I start looking around my house, at my children, at what needs to happen before tomorrow. At the little things that only I who look at the tiny nuances of my home and my children and think of all that needs to get accomplished! David- the skin, please let's go and wash- right now- get the "on the spot" treatment going overtime. He rushes off and point out what his hair greasiness has been doing to his neck. Meanwhile Lauren is putting his hair in a ponytail and he winces and complains and we slather the acne treatment on his neck when he spouts off "oh, sorry, I forgot to put on deoderant today."
What is with this day?
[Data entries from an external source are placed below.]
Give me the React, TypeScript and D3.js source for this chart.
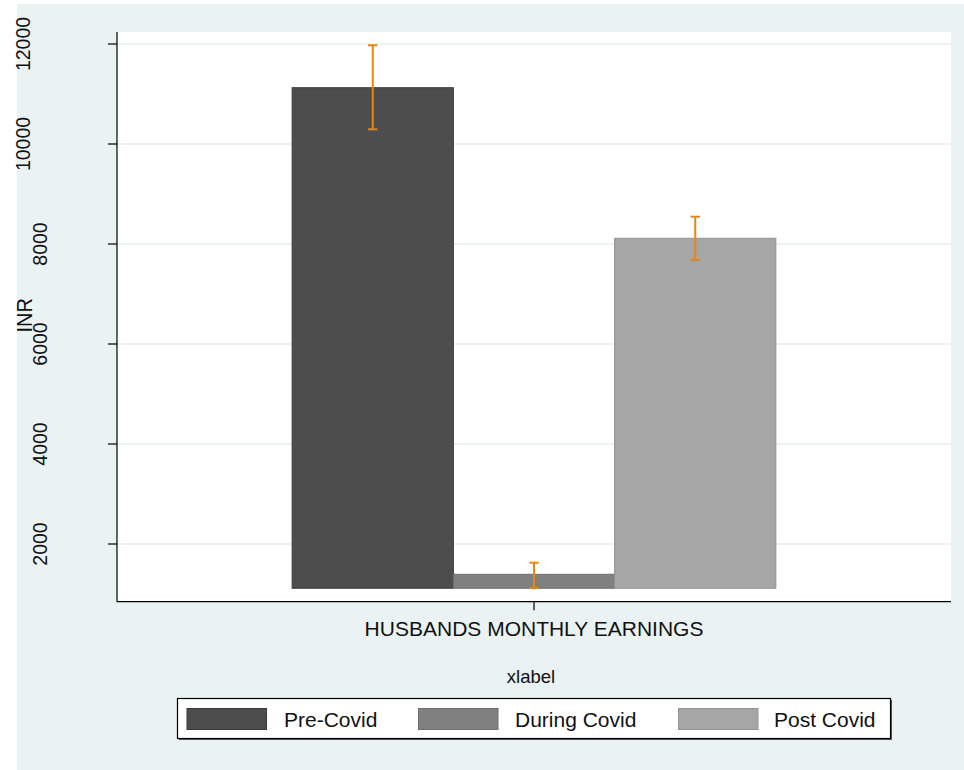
import React from "react";
import * as d3 from "d3";

const categories = ["Pre-Covid", "During Covid", "Post Covid"];
const means = [11126, 1394, 8114];
const ciLow = [10294, 1118, 7680];
const ciHigh = [11974, 1626, 8546];
const yTicks = [2000, 4000, 6000, 8000, 10000, 12000];
const barColors = ["#4d4d4d", "#808080", "#a6a6a6"];
const barStrokes = ["#3a3a3a", "#6e6e6e", "#929292"];
const groupLabel = "HUSBANDS MONTHLY EARNINGS";
const xTitle = "xlabel";
const yTitle = "INR";
const barBase = 1115;

const W = 964;
const H = 770;
const FONT = "'Liberation Sans', Arial, Helvetica, sans-serif";
const BG = "#eaf2f3";

export default function App() {
  const plot = { x0: 117, x1: 951, y0: 32, y1: 601.7 };
  const y = d3.scaleLinear().domain([846, 12240]).range([plot.y1, plot.y0]);
  const cx = (plot.x0 + plot.x1) / 2;
  const groupW = (plot.x1 - plot.x0) * 0.58;
  const x = d3
    .scaleBand<string>()
    .domain(categories)
    .range([cx - groupW / 2, cx + groupW / 2])
    .padding(0);

  const legendItems = [
    { sx: 187, tx: 284 },
    { sx: 418.5, tx: 515 },
    { sx: 678.5, tx: 774 },
  ];

  return (
    <svg
      width={W}
      height={H}
      style={{ position: "absolute", left: 0, top: 0, display: "block" }}
      fontFamily={FONT}
    >
      <rect x={0} y={0} width={W} height={H} fill="#ffffff" />
      <rect x={17} y={4} width={W - 17} height={H - 4} fill={BG} />
      <rect
        x={plot.x0}
        y={plot.y0}
        width={plot.x1 - plot.x0}
        height={plot.y1 - plot.y0}
        fill="#ffffff"
      />
      {yTicks.map((t) => (
        <line
          key={"g" + t}
          x1={plot.x0}
          x2={plot.x1}
          y1={y(t)}
          y2={y(t)}
          stroke={BG}
          strokeWidth={2}
        />
      ))}
      {categories.map((c, i) => (
        <rect
          key={"b" + c}
          x={x(c)!}
          y={y(means[i])}
          width={x.bandwidth()}
          height={y(barBase) - y(means[i])}
          fill={barColors[i]}
          stroke={barStrokes[i]}
          strokeWidth={1}
        />
      ))}
      {categories.map((c, i) => {
        const ex = x(c)! + x.bandwidth() / 2;
        return (
          <g key={"e" + c} stroke="#e8870f" strokeWidth={2}>
            <line x1={ex} x2={ex} y1={y(ciLow[i])} y2={y(ciHigh[i])} />
            <line x1={ex - 4.7} x2={ex + 4.7} y1={y(ciLow[i])} y2={y(ciLow[i])} />
            <line x1={ex - 4.7} x2={ex + 4.7} y1={y(ciHigh[i])} y2={y(ciHigh[i])} />
          </g>
        );
      })}
      {/* axes */}
      <line x1={plot.x0} x2={plot.x0} y1={plot.y0} y2={plot.y1} stroke="#000" strokeWidth={1.2} />
      <line x1={plot.x0} x2={plot.x1} y1={plot.y1} y2={plot.y1} stroke="#000" strokeWidth={1.2} />
      {yTicks.map((t) => {
        const label = String(t);
        const bx = 47 - (label.length - 4) * 17;
        return (
          <g key={"t" + t}>
            <line x1={108} x2={plot.x0} y1={y(t)} y2={y(t)} stroke="#000" strokeWidth={1.2} />
            <text
              transform={`translate(${bx},${y(t)}) scale(1.08,1) rotate(-90)`}
              textAnchor="middle"
              fontSize={19.5}
              fill="#111"
            >
              {label}
            </text>
          </g>
        );
      })}
      <line x1={cx} x2={cx} y1={plot.y1} y2={plot.y1 + 8.5} stroke="#000" strokeWidth={1.2} />
      <text
        transform={`translate(32,${(plot.y0 + plot.y1) / 2 - 1.5}) scale(1.08,1) rotate(-90)`}
        textAnchor="middle"
        fontSize={20}
        fill="#111"
      >
        {yTitle}
      </text>
      <text x={cx} y={636} textAnchor="middle" fontSize={21} fill="#111">
        {groupLabel}
      </text>
      <text x={cx - 3} y={683} textAnchor="middle" fontSize={18.5} fill="#111">
        {xTitle}
      </text>
      {/* legend */}
      <rect x={179} y={700} width={713} height={40} fill="#555" />
      <rect x={177.5} y={698.5} width={713} height={40} fill="#fff" stroke="#000" strokeWidth={1.2} />
      {categories.map((c, i) => (
        <g key={"l" + c}>
          <rect
            x={legendItems[i].sx}
            y={708.5}
            width={79.5}
            height={21}
            fill={barColors[i]}
            stroke={barStrokes[i]}
            strokeWidth={1}
          />
          <text x={legendItems[i].tx} y={727} fontSize={21} fill="#111">
            {c}
          </text>
        </g>
      ))}
    </svg>
  );
}
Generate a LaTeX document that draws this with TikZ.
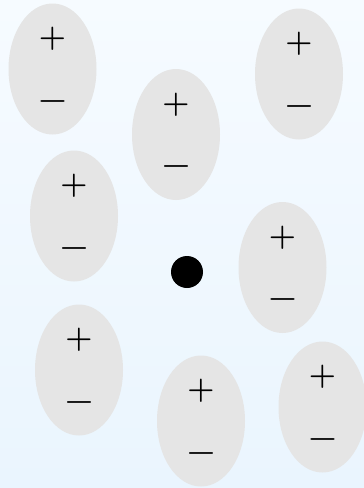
\documentclass[tikz,border=0pt]{standalone}
\usepackage{fontspec}
\usetikzlibrary{shapes.geometric}
\definecolor{bgtop}{RGB}{246,251,255}
\definecolor{bgbot}{RGB}{234,245,254}
\definecolor{dipole}{RGB}{229,229,229}
\tikzset{
  dipolebox/.style={shape=ellipse, fill=dipole, minimum width=88pt, minimum height=131pt, inner sep=0pt},
  iondot/.style={shape=circle, fill=black, minimum size=32pt, inner sep=0pt},
  plussign/.style={inner sep=0pt, font=\fontsize{31pt}{31pt}\selectfont\bfseries},
  minussign/.style={inner sep=0pt, yshift=-4pt, font=\fontsize{32pt}{32pt}\selectfont\bfseries}
}
\begin{document}
\begin{tikzpicture}[x=1pt,y=-1pt]
\shade[top color=bgtop, bottom color=bgbot] (0,0) rectangle (364,488);
\useasboundingbox (0,0) rectangle (364,488);
\node[dipolebox] (e1) at (52.5,69) {};
\node[dipolebox] (e2) at (176,134.5) {};
\node[dipolebox] (e3) at (299,74) {};
\node[dipolebox] (e4) at (74,216) {};
\node[dipolebox] (e5) at (282.5,267.5) {};
\node[dipolebox] (e6) at (79,370) {};
\node[dipolebox] (e7) at (201,421) {};
\node[dipolebox] (e8) at (322.5,407) {};
\node[plussign] (p1) at (52.5,39) {+};
\node[minussign] (m1) at (52.5,101) {−};
\node[plussign] (p2) at (176,104.5) {+};
\node[minussign] (m2) at (176,166.5) {−};
\node[plussign] (p3) at (299,44) {+};
\node[minussign] (m3) at (299,106) {−};
\node[plussign] (p4) at (74,186) {+};
\node[minussign] (m4) at (74,248) {−};
\node[plussign] (p5) at (282.5,237.5) {+};
\node[minussign] (m5) at (282.5,299.5) {−};
\node[plussign] (p6) at (79,340) {+};
\node[minussign] (m6) at (79,402) {−};
\node[plussign] (p7) at (201,391) {+};
\node[minussign] (m7) at (201,453) {−};
\node[plussign] (p8) at (322.5,377) {+};
\node[minussign] (m8) at (322.5,439) {−};
\node[iondot] (ion) at (187,272) {};
\end{tikzpicture}
\end{document}
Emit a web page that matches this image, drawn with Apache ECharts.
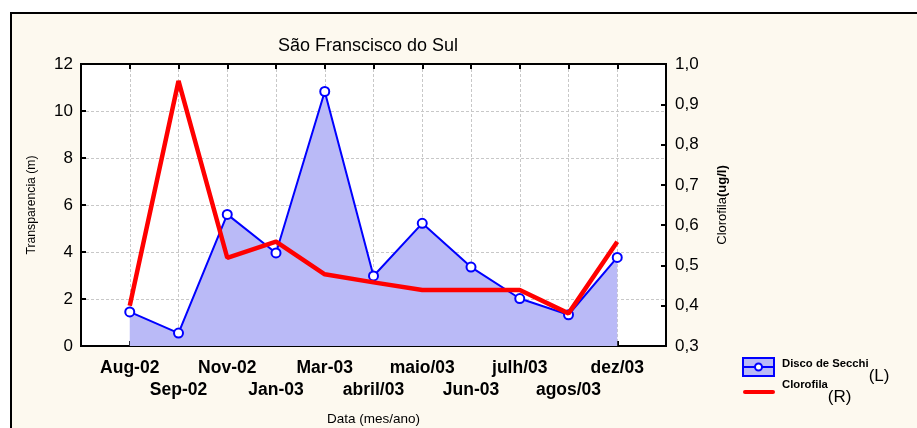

The smells, the grossness.
The nail clippers come out and are passed in a fury around the family and the hand wash is pumped and pumped for some more "DOUBLE ABC's" today on the hand washing kids! (You know, they say to do the ABC's and that's how you know you have washed long enough.)
Leishan calls, she got a new job- she needs a ride to take a "pee" drug test tomorrow for her new Target job! (Ok- I will take you Lei, photographer in tow, for your urinalysis- bring on the body fluids!)
So please feel free to come over, anytime, anyday, just not today. And hopefully tomorrow will be a better day with a clean home, smell good children, a better rested Mother, and not one mention of bowels, bottoms, vaginas, pits, rashes, roids, worms, scratching, moistness, or stink.
Sleep tight. Don't let the bed bugs bite.